После даровых перепечаток ничто так не душит литературы, как дешевизна женского труда.
— Женщины, это — кули, которые душат нас, рабочих.
— Как? Вы против участия женщин в литературе? Да разве…
Литература, это — храм, где Бог — общественное благо. Пусть всякий, кто хочет молиться этому богу, идёт в этот храм. Для всех он открыт.
Но в храме тесно.
И когда вы входите в этот храм, и толпа подаётся? чтоб вас впустить, где-то там, у стены, прижат, — быть может, задушен — человек.
Мы, литераторы, говорим:
— Довольно нас переколело под забором! Довольно переколело по больницам! Довольно мы строили домов и конюшен для других! Мы сами хотим жить в тех домах, которые строили, и сами ездить на тех лошадях, которых зарабатываем!
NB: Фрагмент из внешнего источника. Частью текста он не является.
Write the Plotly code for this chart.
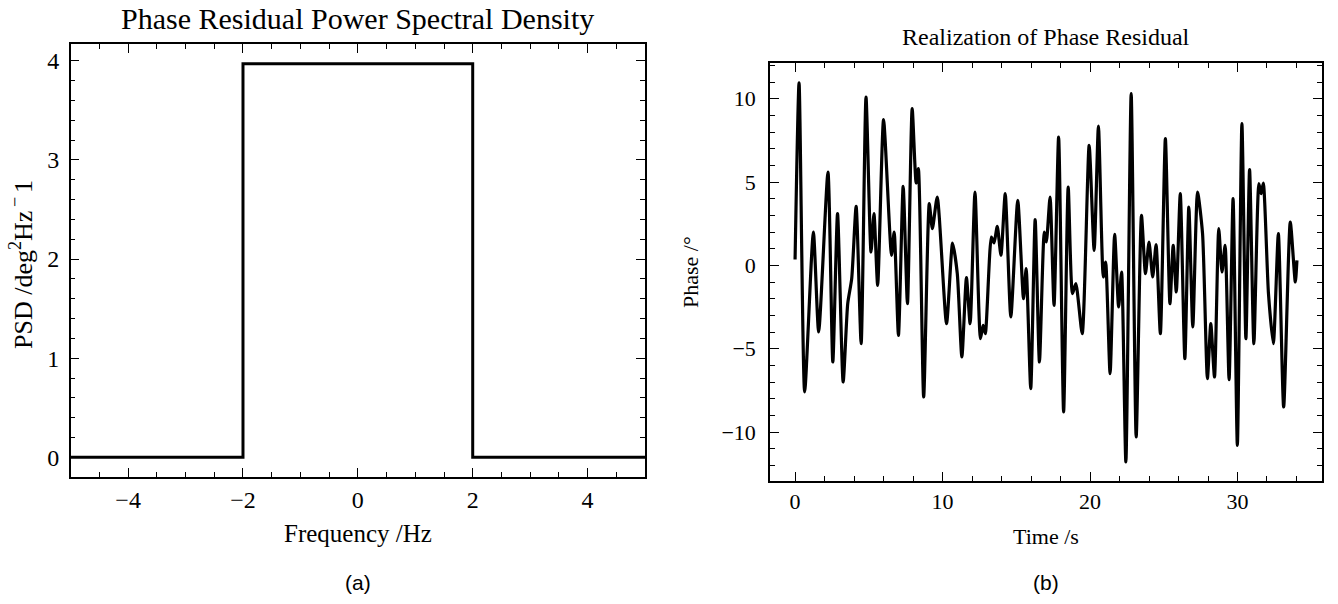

И вы, женщины, нам мешаете в нашей работе, — мешаете вывести литераторов хоть из того гнетущего экономического рабства, в котором они находятся.
Женщины приходят с самыми скромными, с самыми маленькими, с самыми женскими требованиями.
На этот рынок рукописей, — я говорю о рынке рукописей, а не идей, успокойтесь, — вы, женщины, приходите с самым ужасным, с самым предательским оружием: вы невозможно сбиваете цены.
Вы обрекаете работников на голод.
А с голодом вы много талантов обрекаете и на гибель.
Милый, дорогой мне образ, образ друга моей юности, тебе я посвящаю эти строки. И пусть мои проклятия безграмотным издателям будут панихидой по тебе.